Either on purpose, due to a vindictive and disgruntled ex-company employee, or by sheer accident, Meaning of Life the PC CD-ROM game has many bugs, flaws and 'undocumented game features'. This simultaneously makes the game almost unplayable and uniquely more enjoyable. Only a Monty Python game could get away with being this haphazardly thrown together at the last moment and still impress the hell out of practically every devoted fan, and even a few people that hate the troupe's collective guts.
The most notable 'undocumented feature' in the game is near the end, where the blurb that is meant to appear on the screen asking you to switch discs is, for some strange reason, invisible. If you happen to know where to click, you might get past it, but many players of the game never got to see the end, despite hours and hours of futile fighting with the damn game to make some kind of reasonable sense.

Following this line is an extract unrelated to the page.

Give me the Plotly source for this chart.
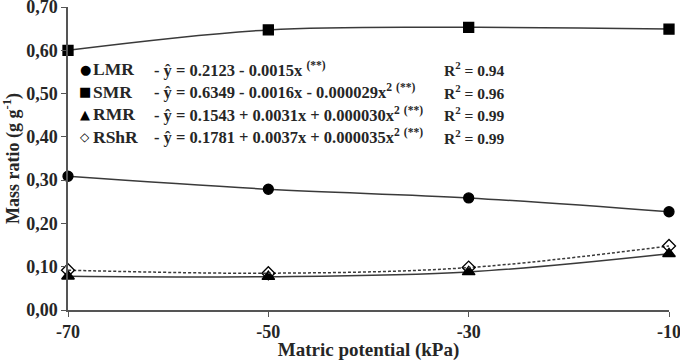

The Internet has fixes and solutions for the worst of the game's problems. Most notably, GameFaqs has a walkthrough document that will help you through the hardest parts. Overall, the third game is just as enjoyable as the first two, and being the first of the three games to enjoy 360 degree scrolling screens and high quality full-screen video reproduction of scenes from the original film, technologically speaking, it's the most triumphant.
Will There be a Fourth Game?
There was talk for a while of a fourth CD-ROM game from the Python troupe, based on the movie The Life of Brian. These were largely rumours, never substantiated by the troupe itself, and since the original team of computer talent that inspired 7th Level and Python to start this mad venture in the first place have since been scattered to the four winds, the odds of a fourth title ever being produced are slim to none.
With four PC CD-ROMs covering a quarter of a century of talent and humour, asking for more would seem quite an imposition on the part of the fan community. Also, after the shenanigans of the third title, perhaps they'd be best to quit while still ahead.